=== SUPPLIED DATA ===
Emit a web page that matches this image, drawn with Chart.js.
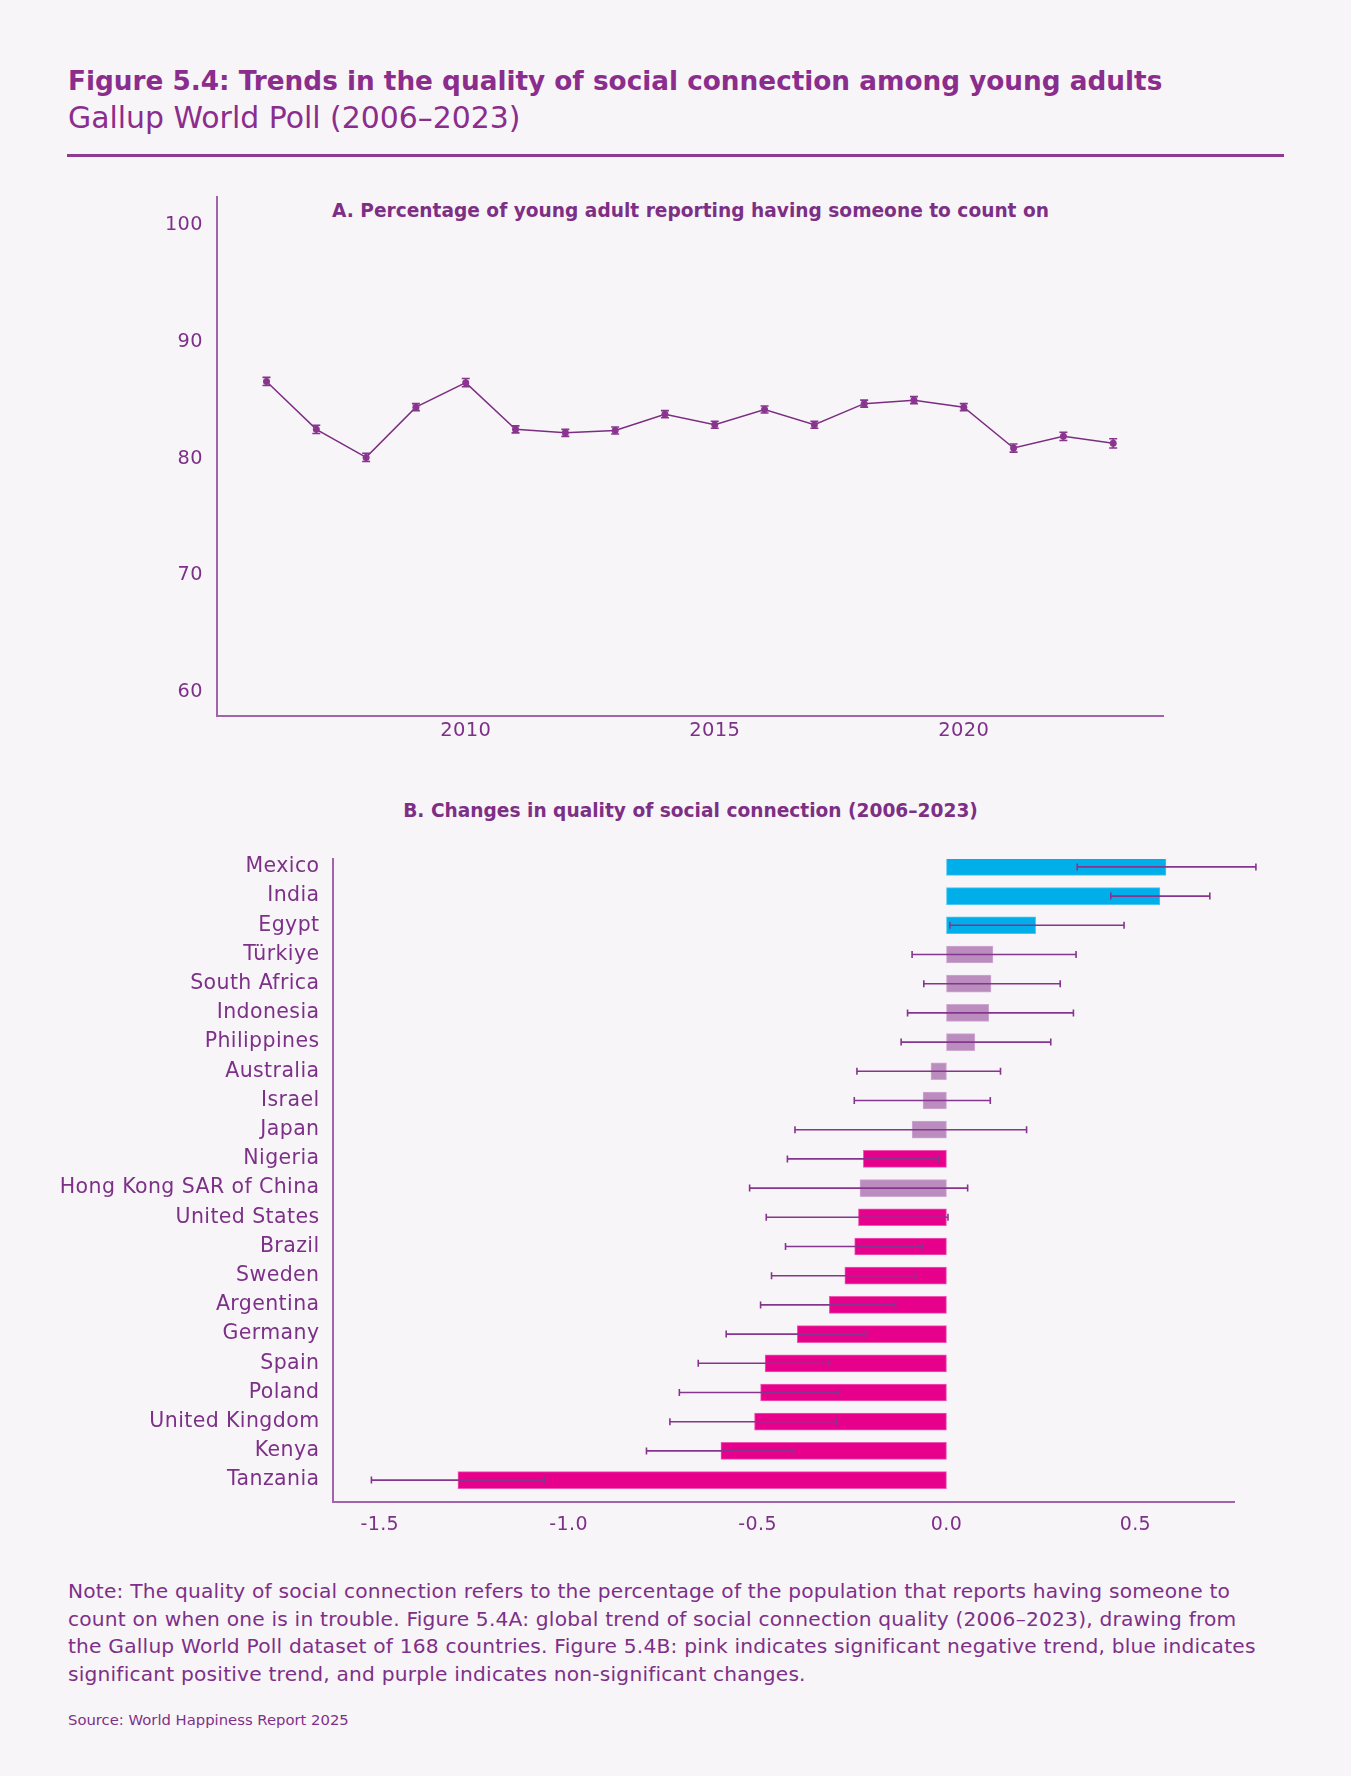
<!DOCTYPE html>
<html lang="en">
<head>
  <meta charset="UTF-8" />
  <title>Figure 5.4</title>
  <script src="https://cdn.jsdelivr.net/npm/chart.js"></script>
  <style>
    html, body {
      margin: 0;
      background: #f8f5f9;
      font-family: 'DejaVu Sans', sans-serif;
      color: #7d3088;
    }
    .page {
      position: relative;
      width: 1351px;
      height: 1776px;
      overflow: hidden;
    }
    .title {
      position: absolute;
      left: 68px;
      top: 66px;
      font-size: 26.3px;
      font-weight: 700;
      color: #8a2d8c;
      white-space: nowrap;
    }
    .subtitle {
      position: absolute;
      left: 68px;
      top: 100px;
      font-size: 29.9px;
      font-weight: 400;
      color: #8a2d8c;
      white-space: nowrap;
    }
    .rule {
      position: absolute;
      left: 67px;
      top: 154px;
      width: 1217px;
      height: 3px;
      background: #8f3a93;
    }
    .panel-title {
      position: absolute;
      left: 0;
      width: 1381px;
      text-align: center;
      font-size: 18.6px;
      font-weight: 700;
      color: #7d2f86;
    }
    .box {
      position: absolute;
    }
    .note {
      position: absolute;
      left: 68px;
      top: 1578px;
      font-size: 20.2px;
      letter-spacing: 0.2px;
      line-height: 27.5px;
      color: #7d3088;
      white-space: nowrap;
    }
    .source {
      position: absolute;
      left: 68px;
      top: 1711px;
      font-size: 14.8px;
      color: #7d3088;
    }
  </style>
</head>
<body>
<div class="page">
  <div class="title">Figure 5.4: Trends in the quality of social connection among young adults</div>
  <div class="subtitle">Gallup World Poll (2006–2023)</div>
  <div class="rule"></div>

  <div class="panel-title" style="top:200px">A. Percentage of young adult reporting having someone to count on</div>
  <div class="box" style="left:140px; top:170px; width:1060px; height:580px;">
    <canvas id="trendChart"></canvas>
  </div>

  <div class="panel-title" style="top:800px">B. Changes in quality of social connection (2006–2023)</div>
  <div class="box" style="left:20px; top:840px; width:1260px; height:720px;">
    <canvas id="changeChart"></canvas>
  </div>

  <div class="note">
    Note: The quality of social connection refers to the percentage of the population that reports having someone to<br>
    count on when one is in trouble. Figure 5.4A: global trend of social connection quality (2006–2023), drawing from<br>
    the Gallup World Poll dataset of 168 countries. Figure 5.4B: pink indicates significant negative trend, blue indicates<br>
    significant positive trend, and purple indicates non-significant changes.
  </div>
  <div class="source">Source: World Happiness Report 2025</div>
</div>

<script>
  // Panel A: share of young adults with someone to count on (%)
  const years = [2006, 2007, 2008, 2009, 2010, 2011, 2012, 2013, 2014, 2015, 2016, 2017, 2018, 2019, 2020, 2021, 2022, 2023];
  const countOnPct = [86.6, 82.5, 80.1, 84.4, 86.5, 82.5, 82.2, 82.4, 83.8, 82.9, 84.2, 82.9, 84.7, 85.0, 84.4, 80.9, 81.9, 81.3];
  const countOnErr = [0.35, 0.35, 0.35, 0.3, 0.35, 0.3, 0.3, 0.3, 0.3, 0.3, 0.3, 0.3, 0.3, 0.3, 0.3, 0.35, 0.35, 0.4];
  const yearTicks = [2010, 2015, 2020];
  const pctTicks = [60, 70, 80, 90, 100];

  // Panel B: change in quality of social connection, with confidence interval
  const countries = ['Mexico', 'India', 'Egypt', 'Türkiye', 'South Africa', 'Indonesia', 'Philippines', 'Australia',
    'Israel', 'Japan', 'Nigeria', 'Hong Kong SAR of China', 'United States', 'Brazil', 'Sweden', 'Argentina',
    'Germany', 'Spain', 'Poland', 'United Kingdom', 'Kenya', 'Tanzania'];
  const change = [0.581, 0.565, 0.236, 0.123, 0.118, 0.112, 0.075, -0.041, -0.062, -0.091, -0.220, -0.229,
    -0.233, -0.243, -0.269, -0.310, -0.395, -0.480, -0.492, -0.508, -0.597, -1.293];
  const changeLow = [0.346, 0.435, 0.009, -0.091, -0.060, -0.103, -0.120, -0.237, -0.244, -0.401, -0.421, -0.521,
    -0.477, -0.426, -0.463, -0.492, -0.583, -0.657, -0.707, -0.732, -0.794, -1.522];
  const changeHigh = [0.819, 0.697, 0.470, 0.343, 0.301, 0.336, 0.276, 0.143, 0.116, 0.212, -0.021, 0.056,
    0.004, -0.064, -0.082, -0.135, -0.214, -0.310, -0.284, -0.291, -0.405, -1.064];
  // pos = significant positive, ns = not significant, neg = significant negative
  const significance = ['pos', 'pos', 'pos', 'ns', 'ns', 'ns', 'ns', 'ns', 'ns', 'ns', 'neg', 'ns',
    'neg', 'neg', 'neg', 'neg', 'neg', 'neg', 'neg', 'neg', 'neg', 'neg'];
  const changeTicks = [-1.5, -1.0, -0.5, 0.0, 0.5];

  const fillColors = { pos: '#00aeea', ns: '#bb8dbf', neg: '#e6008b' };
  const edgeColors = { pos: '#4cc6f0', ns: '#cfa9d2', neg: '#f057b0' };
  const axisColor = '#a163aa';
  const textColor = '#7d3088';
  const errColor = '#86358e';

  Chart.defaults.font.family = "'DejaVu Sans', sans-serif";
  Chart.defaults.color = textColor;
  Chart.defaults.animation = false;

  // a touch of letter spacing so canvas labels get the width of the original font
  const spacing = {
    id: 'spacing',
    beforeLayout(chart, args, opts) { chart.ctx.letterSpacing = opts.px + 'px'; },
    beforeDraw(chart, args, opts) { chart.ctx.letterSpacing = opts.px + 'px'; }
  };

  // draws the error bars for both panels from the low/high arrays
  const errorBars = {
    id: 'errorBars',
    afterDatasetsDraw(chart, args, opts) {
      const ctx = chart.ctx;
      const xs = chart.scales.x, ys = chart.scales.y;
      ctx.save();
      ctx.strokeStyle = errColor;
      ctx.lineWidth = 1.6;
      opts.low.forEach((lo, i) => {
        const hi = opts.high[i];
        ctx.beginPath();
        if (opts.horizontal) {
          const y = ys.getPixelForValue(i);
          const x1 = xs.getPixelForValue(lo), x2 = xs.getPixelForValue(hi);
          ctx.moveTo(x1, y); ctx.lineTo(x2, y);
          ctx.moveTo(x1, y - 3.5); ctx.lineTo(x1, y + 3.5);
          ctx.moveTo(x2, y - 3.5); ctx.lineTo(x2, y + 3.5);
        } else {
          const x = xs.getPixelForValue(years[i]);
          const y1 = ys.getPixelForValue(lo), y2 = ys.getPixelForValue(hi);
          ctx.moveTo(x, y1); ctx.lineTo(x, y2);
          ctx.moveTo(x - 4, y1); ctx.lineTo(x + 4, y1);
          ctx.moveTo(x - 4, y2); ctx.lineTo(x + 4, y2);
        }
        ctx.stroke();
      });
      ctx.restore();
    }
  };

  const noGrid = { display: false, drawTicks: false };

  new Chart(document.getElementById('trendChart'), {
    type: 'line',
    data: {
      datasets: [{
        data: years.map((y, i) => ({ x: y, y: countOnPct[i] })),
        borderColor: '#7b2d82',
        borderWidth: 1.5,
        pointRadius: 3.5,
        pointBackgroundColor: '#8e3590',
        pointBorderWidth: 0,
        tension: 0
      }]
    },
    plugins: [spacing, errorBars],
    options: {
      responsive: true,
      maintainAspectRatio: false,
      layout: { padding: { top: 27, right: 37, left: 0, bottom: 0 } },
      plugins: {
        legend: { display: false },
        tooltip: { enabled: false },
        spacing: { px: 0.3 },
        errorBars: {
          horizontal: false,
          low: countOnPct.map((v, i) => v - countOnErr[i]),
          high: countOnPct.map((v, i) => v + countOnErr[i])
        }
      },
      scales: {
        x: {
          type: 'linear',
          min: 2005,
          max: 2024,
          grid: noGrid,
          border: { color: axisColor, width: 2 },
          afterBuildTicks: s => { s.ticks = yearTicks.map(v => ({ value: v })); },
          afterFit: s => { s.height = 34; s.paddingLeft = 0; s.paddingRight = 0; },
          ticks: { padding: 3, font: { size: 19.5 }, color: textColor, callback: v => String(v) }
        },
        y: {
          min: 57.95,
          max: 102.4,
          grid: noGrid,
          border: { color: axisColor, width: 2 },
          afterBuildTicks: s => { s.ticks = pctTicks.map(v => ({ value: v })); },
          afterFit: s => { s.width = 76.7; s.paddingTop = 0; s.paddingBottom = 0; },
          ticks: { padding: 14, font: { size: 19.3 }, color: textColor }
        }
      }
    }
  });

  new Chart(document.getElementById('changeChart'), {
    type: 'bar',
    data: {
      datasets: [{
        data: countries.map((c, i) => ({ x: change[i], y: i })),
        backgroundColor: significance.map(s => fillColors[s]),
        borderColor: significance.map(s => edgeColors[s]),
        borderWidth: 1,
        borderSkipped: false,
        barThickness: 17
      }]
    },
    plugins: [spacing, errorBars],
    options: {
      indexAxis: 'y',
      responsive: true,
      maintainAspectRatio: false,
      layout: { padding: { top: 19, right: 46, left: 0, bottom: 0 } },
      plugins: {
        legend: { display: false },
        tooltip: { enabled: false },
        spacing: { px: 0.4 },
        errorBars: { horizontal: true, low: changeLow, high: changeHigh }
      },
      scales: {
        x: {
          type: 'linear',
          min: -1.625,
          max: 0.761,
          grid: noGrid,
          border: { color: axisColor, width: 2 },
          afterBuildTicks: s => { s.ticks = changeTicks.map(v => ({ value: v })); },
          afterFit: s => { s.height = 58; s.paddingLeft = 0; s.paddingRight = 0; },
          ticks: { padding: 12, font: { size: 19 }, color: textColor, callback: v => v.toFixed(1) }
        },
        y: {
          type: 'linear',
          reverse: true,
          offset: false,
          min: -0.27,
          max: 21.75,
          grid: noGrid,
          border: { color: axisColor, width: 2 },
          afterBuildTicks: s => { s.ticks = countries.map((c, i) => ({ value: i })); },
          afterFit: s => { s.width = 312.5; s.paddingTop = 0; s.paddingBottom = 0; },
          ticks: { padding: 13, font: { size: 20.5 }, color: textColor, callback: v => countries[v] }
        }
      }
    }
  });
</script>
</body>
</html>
===
Collect, from the material above, every line containing the word "with".

Emit a web page that matches this image, drawn with Chart.js.
  // Panel A: share of young adults with someone to count on (%)
  // Panel B: change in quality of social connection, with confidence interval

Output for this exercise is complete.